--- Given records ---

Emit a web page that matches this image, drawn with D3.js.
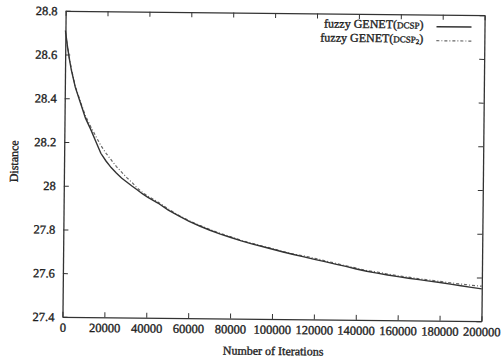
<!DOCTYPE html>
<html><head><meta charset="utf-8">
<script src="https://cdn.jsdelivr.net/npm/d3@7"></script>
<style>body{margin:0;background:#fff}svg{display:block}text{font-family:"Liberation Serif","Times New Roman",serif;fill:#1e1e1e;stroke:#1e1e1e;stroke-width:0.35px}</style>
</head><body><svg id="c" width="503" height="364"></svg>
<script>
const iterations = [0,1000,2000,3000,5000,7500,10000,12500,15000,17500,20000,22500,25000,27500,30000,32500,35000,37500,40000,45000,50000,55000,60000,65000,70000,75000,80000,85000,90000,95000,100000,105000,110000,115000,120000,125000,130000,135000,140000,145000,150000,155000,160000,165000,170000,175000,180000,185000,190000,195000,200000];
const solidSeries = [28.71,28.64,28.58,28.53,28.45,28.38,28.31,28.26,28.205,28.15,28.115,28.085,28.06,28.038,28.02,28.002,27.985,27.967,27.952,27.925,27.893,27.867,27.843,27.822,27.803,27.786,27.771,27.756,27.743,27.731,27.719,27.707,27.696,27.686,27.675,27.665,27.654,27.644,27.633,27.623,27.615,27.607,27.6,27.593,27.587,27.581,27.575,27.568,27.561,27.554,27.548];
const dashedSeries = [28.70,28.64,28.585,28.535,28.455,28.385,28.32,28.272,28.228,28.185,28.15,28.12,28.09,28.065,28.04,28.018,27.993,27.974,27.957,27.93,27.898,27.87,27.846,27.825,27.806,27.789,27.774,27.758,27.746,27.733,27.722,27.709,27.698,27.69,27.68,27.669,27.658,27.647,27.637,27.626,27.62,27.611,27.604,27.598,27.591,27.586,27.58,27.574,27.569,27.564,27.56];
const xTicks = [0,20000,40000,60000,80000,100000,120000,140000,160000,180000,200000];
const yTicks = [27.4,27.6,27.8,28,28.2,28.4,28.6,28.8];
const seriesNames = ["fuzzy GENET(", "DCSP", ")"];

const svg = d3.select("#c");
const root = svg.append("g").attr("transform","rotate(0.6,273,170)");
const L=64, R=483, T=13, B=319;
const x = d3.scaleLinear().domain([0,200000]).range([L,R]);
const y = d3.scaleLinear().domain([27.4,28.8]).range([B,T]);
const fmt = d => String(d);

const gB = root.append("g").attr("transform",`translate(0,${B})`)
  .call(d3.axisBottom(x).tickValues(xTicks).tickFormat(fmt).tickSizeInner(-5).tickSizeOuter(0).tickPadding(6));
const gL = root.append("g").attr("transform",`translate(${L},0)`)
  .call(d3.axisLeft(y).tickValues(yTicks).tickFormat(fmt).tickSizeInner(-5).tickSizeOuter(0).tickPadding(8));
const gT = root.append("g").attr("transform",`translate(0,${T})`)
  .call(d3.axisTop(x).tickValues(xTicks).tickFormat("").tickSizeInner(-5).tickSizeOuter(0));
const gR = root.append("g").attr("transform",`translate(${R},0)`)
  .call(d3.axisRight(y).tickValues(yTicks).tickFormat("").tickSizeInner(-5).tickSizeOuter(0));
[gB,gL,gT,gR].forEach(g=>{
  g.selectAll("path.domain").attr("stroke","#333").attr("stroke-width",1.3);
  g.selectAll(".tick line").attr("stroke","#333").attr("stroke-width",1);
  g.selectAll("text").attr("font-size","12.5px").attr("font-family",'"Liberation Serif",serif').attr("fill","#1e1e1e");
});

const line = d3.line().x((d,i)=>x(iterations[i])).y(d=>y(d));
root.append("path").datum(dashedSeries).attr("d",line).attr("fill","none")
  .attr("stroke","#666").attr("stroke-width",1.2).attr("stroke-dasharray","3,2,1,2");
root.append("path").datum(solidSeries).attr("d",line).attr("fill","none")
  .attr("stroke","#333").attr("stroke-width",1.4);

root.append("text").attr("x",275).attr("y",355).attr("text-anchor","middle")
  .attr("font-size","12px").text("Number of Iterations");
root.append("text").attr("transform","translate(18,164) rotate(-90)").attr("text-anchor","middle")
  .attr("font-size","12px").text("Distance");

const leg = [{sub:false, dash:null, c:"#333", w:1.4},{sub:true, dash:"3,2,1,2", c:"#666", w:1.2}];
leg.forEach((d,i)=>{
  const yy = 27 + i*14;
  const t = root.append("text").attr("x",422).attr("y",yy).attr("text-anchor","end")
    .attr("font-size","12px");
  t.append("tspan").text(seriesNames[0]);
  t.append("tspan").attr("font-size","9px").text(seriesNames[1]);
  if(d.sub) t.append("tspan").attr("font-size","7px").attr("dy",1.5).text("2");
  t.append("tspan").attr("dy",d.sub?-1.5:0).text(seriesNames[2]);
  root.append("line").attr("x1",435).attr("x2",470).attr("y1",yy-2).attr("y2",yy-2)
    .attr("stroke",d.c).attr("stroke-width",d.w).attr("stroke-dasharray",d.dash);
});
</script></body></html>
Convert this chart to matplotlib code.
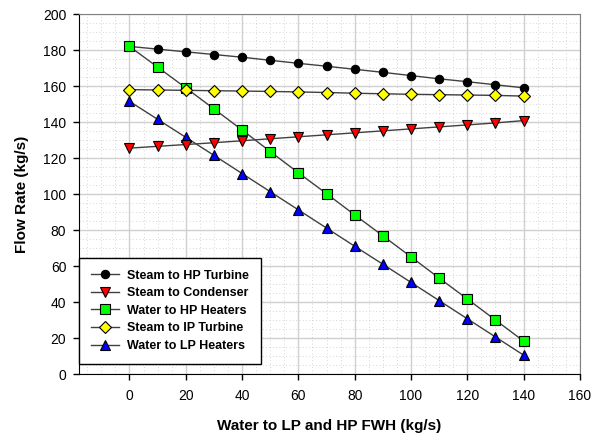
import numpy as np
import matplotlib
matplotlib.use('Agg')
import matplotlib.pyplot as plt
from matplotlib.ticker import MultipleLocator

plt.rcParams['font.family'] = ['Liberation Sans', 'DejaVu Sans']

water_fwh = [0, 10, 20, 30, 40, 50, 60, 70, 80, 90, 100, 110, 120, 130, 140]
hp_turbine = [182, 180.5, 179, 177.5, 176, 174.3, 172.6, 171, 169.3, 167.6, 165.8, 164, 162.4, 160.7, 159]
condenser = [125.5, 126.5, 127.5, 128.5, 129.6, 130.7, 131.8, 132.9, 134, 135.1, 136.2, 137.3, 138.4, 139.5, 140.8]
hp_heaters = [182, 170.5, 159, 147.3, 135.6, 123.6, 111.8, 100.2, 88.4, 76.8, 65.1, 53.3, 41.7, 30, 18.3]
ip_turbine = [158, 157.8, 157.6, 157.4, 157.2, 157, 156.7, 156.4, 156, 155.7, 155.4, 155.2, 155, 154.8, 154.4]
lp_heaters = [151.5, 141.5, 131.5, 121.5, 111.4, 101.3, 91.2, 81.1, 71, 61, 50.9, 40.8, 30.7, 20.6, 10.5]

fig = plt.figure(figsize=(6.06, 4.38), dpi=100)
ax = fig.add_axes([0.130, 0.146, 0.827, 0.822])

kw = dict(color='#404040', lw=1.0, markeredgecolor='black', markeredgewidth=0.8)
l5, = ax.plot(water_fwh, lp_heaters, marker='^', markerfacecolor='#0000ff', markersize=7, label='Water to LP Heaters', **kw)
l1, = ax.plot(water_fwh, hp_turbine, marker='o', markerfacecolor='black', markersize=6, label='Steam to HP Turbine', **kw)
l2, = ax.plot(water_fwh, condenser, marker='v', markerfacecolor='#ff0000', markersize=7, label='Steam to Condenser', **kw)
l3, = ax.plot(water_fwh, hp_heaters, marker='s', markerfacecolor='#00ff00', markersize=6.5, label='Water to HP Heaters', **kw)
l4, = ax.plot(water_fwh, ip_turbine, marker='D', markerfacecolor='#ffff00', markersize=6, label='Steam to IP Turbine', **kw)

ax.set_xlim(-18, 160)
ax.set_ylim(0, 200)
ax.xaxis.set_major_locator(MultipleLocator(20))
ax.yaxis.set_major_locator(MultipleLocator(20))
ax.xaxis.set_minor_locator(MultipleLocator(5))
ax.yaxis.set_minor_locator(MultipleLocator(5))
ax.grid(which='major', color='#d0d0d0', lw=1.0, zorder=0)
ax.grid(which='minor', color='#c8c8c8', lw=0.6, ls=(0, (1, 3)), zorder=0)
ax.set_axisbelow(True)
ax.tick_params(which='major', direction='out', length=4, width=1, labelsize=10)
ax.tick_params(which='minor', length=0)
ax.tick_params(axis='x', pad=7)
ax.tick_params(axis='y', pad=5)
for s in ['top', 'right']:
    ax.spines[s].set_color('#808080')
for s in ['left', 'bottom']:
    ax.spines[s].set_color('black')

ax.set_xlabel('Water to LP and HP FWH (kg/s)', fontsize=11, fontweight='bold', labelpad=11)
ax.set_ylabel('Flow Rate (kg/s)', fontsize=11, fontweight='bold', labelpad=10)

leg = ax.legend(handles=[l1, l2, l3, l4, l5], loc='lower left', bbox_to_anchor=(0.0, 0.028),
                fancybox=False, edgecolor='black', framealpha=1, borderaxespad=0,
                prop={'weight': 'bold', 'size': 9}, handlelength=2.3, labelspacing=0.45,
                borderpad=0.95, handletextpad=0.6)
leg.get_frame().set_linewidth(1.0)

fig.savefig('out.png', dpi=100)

---

What you should do>
Reproduce the data above exactly, but only from the line containing "Convert this chart to matplotlib code." through the line containing "plt.rcParams['font.family'] = ['Liberation"; skip the pictures.

Task output>
Convert this chart to matplotlib code.
import numpy as np
import matplotlib
matplotlib.use('Agg')
import matplotlib.pyplot as plt
from matplotlib.ticker import MultipleLocator

plt.rcParams['font.family'] = ['Liberation Sans', 'DejaVu Sans']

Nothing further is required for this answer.